Die Demonstranten im Gleis erzwingen, dass der Castor-Zug - 30 Kilometer vor der Verladestation Dannenberg - auf freier Fläche 12 Stunden geparkt werden muss. Dort wohnende Atomkraftgegner sind nicht gerade erfreut, dass sie beim Blick aus dem Fenster auf elf riesige Behälter mit hochradioaktiver Fracht schauen.

Viele Langzeit-Blockierer gestalteten wenige Kilometer entfernt im Gleis sogar die Auflösung ihres Protests als kleine Party. Immer wenn die Sicherheitskräfte bei einzelnen Menschengrüppchen ansetzen, um sie wegzutragen, greift eine Band in die Tasten. «Take me home» singen die Musiker, Lagerfeuer brennen. «Es war eine faszinierende Stimmung», heißt es immer wieder. War es 2001 die 16-jährige Marie, die sich mit anderen Robin-Wood-Aktivisten an Gleise kettete und so den Castor zu einem langen Stopp zwang, ist es diesmal die pure Masse Mensch, die den Polizei-Wunsch nach einem schnellen Ende der tagelangen Castor-Odyssee durchkreuzt.

Die Anti-Atom-Initiativen senden nach einigen Krawallen am Sonntagvormittag auch das Signal aus, der Protest müsse gewaltfrei sein. Nach der stundenlangen Räumung des Schienenabschnitts bei Harlingen geht die Nervenprobe weiter. Viele hundert Demonstranten werden in einer Sammelstelle unter freien Himmel stundenlang festgehalten. «Abschalten, Abschalten» rufen die Demonstranten, als der Castor dann am Montagmorgen um neun Uhr an ihnen vorbeirollt.

Kurz vor 09.30 Uhr erreicht der weiße Zug Dannenberg - nach knapp 68 Stunden Fahrt. Er war am Freitag um 14.20 Uhr nahe der französischen Wiederaufarbeitungsanlage La Hague gestartet.

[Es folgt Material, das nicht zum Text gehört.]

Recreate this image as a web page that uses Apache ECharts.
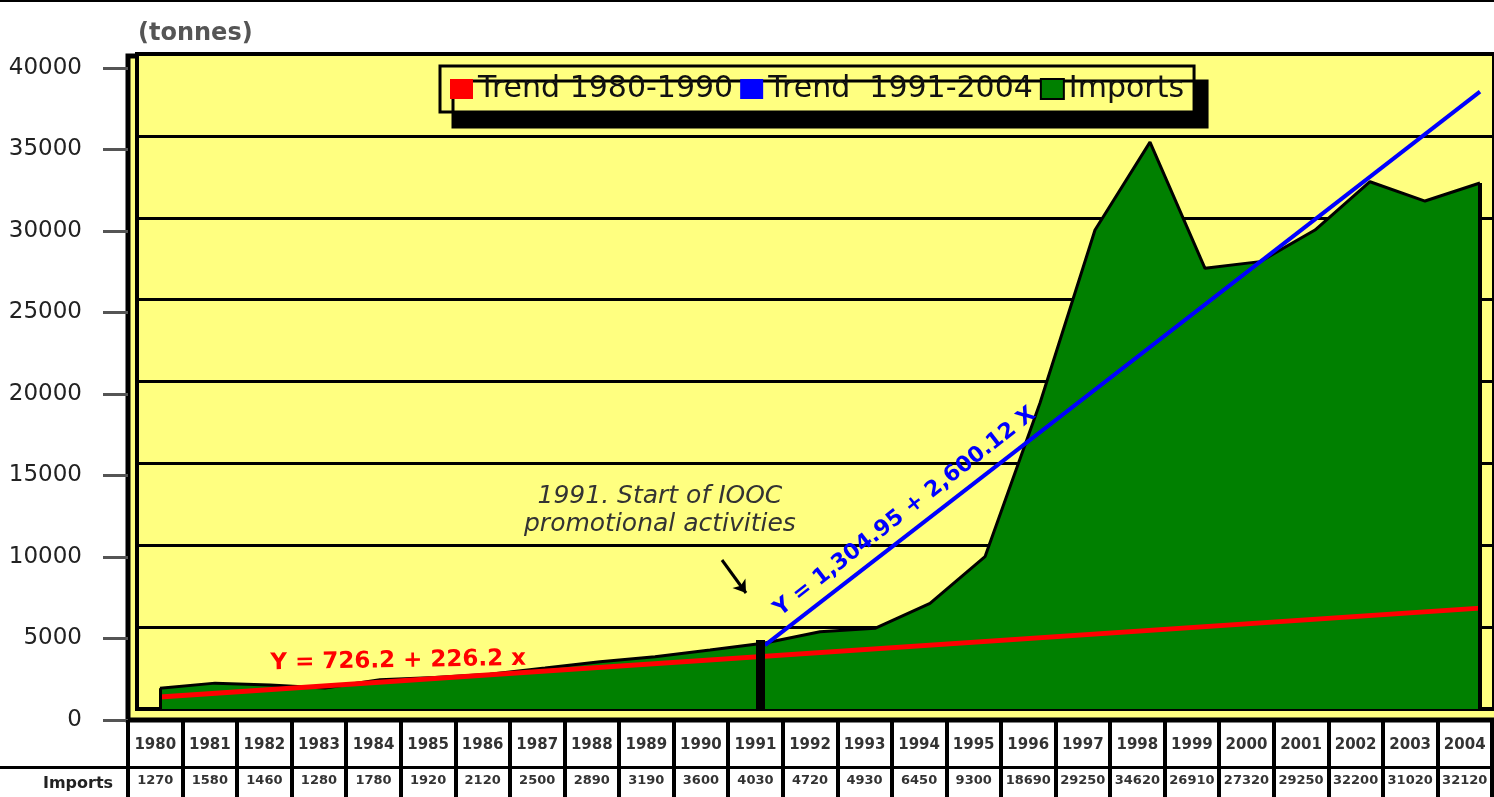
<!DOCTYPE html>
<html>
<head>
<meta charset="utf-8">
<script src="https://cdn.jsdelivr.net/npm/echarts@6/dist/echarts.min.js"></script>
<style>html,body{margin:0;padding:0;background:#fff;}#c{width:1494px;height:797px;}</style>
</head>
<body>
<div id="c"></div>
<script>
const years = [1980,1981,1982,1983,1984,1985,1986,1987,1988,1989,1990,1991,1992,1993,1994,1995,1996,1997,1998,1999,2000,2001,2002,2003,2004];
const imports = [1270,1580,1460,1280,1780,1920,2120,2500,2890,3190,3600,4030,4720,4930,6450,9300,18690,29250,34620,26910,27320,29250,32200,31020,32120];
const trend1Years = [1980, 2004];
const trend1Values = [730, 6160];
const trend2Years = [1991, 2004];
const trend2Values = [3900, 37700];
const yTickInterval = 5000;
const eq1 = 'Y = 726.2 + 226.2 x';
const eq2 = 'Y = 1,304.95 + 2,600.12 X';
const note = '1991. Start of IOOC\npromotional activities';

const FF = 'DejaVu Sans';
const chart = echarts.init(document.getElementById('c'));
const first = 0, last = years.length - 1;
const option = {
  animation: false,
  graphic: [
    {type:'rect', z:-10, shape:{x:128,y:56,width:1380,height:664}, style:{fill:'#FFFF80', stroke:'#000', lineWidth:5}},
    {type:'rect', z:10, shape:{x:0,y:0,width:1494,height:2}, style:{fill:'#000'}},
    {type:'rect', z:10, shape:{x:0,y:766,width:1494,height:3}, style:{fill:'#000'}},
    {type:'text', z:10, x:78, y:784, style:{text:'Imports', font:'bold 16px "DejaVu Sans"', fill:'#222', align:'center', verticalAlign:'middle'}}
  ],
  legend: {
    left: 440, top: 66, orient: 'horizontal',
    padding: [8, 10], itemGap: 7, itemWidth: 23, itemHeight: 20,
    selectedMode: false,
    backgroundColor: '#FFFF80', borderColor: '#000', borderWidth: 3,
    shadowColor: '#000', shadowOffsetX: 13, shadowOffsetY: 15, shadowBlur: 0,
    textStyle: {fontFamily: FF, fontSize: 30, color: '#111'},
    data: [
      {name:'Trend 1980-1990', icon:'rect', itemStyle:{color:'#FF0000', borderWidth:0}},
      {name:'Trend  1991-2004', icon:'rect', itemStyle:{color:'#0000FF', borderWidth:0}},
      {name:'Imports', icon:'rect', itemStyle:{color:'#008000', borderColor:'#000', borderWidth:2}}
    ]
  },
  grid: [
    {left:137, right:0, top:54, bottom:88, show:true, backgroundColor:'#FFFF80', borderColor:'#000', borderWidth:4},
    {left:128, right:2, top:68, bottom:77, show:false}
  ],
  xAxis: [
    {type:'value', gridIndex:0, min:1979.582, max:2004.2545, show:false},
    {type:'category', gridIndex:1, data: years.map(String), boundaryGap:true,
     axisLine:{show:false},
     axisTick:{show:true, interval:0, length:77, lineStyle:{color:'#000', width:4}},
     axisLabel:{interval:0, margin:14,
       formatter:(v, i) => '{y|' + v + '}\n{v|' + imports[i] + '}',
       rich:{
         y:{fontFamily:FF, fontWeight:'bold', fontSize:15, color:'#333', lineHeight:22},
         v:{fontFamily:FF, fontWeight:'bold', fontSize:13, color:'#333', lineHeight:50}
       }}
    }
  ],
  yAxis: [
    {type:'value', gridIndex:0, min:0, max:40000, interval:yTickInterval,
     axisLabel:{show:false}, axisTick:{show:false}, axisLine:{show:false},
     splitLine:{show:true, lineStyle:{color:'#000', width:3}}},
    {type:'value', gridIndex:1, min:0, max:40000, interval:yTickInterval,
     name:'(tonnes)', nameLocation:'end', nameGap:22,
     nameTextStyle:{fontFamily:FF, fontSize:24, fontWeight:'bold', color:'#555', align:'left', padding:[0,0,0,10]},
     axisLabel:{fontFamily:FF, fontSize:23, color:'#222', margin:46, formatter:(v) => String(v)},
     axisTick:{show:true, length:25, lineStyle:{color:'#555', width:3}},
     axisLine:{show:false}, splitLine:{show:false}}
  ],
  series: [
    {
      name:'Imports', type:'line', xAxisIndex:0, yAxisIndex:0, z:2,
      data: years.map((y,i) => [y, imports[i]]),
      symbol:'none', lineStyle:{color:'#000', width:3},
      areaStyle:{color:'#008000', opacity:1},
      itemStyle:{color:'#008000'},
      markLine:{
        silent:true, animation:false, label:{show:false},
        data:[
          [{coord:[years[first], 0], symbol:'none', lineStyle:{color:'#000', width:3, type:'solid'}}, {coord:[years[first], imports[first]], symbol:'none'}],
          [{coord:[years[last], 0], symbol:'none', lineStyle:{color:'#000', width:4, type:'solid'}}, {coord:[years[last], imports[last]], symbol:'none'}],
          [{coord:[1990.92, 0], symbol:'none', lineStyle:{color:'#000', width:9, type:'solid'}}, {coord:[1990.92, 4214], symbol:'none'}],
          [{coord:[1990.218, 9099], symbol:'none', lineStyle:{color:'#000', width:3, type:'solid'}}, {coord:[1990.655, 7084], symbol:'arrow', symbolSize:12}]
        ]
      },
      markPoint:{
        silent:true, animation:false,
        data:[{coord:[1989.09, 12092], symbol:'circle', symbolSize:1, itemStyle:{color:'rgba(0,0,0,0)'},
          label:{show:true, position:'inside', formatter:note, fontFamily:FF, fontStyle:'italic', fontSize:25, color:'#333', lineHeight:28, align:'center'}}]
      }
    },
    {
      name:'Trend 1980-1990', type:'line', xAxisIndex:0, yAxisIndex:0, z:3,
      data: trend1Years.map((y,i) => [y, trend1Values[i]]),
      symbol:'none', lineStyle:{color:'#FF0000', width:5}, itemStyle:{color:'#FF0000'},
      markPoint:{
        silent:true, animation:false,
        data:[{coord:[1984.33, 2931], symbol:'circle', symbolSize:1, itemStyle:{color:'rgba(0,0,0,0)'},
          label:{show:true, position:'inside', formatter:eq1, fontFamily:FF, fontWeight:'bold', fontSize:23, color:'#FF0000', rotate:1}}]
      }
    },
    {
      name:'Trend  1991-2004', type:'line', xAxisIndex:0, yAxisIndex:0, z:4,
      data: trend2Years.map((y,i) => [y, trend2Values[i]]),
      symbol:'none', lineStyle:{color:'#0000FF', width:4}, itemStyle:{color:'#0000FF'},
      markPoint:{
        silent:true, animation:false,
        data:[{coord:[1993.545, 12030], symbol:'circle', symbolSize:1, itemStyle:{color:'rgba(0,0,0,0)'},
          label:{show:true, position:'inside', formatter:eq2, fontFamily:FF, fontWeight:'bold', fontSize:22, color:'#0000FF', rotate:38}}]
      }
    }
  ]
};
chart.setOption(option);
</script>
</body>
</html>
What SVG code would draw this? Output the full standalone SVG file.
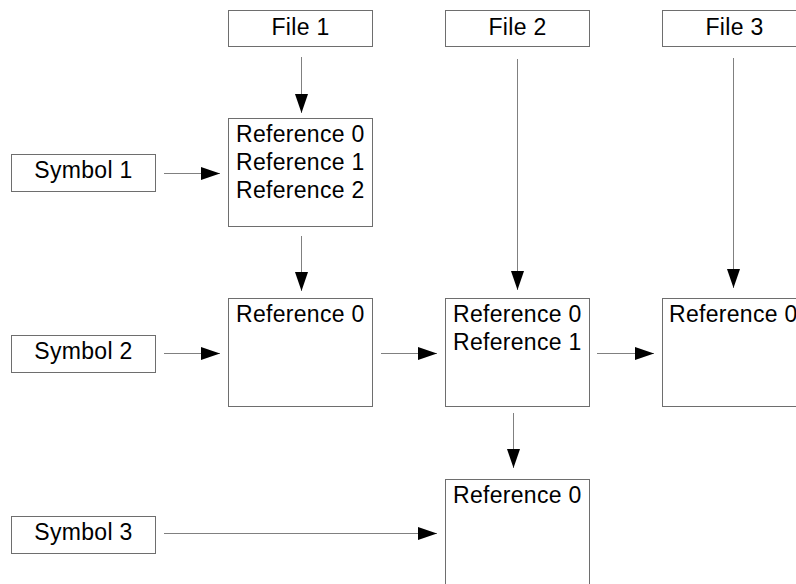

Da das Verladen der Castoren in Dannenberg den ganzen Montag über dauert, stellt dieser Atommülltransport auch bei der Fahrtzeit einen Rekord auf. Der bisher längste Transport war der 2008. Er dauerte 79 Stunden.

Während in Dannenberg Castor um Castor verladen wird, strömen immer mehr Menschen zur Blockade am Zwischenlager. Allen ist klar: Es ist nur eine Frage der Zeit, bis die Polizei mit der Räumung beginnt. Gegen den einsetzenden Regen spannen die Protestler Planen über ihre Köpfe. «Wir bleiben hier», sagt der 30-jährige Christoph Höltke aus Köln. Kampflos will hier keiner die elf Castoren an sich vorbei rollen lassen. Das Signal Richtung Kanzleramt soll schließlich nicht die Wirkung verfehlen. Je teurer der Castor-Transport desto heftiger die politische Debatte danach, lautet das Motto.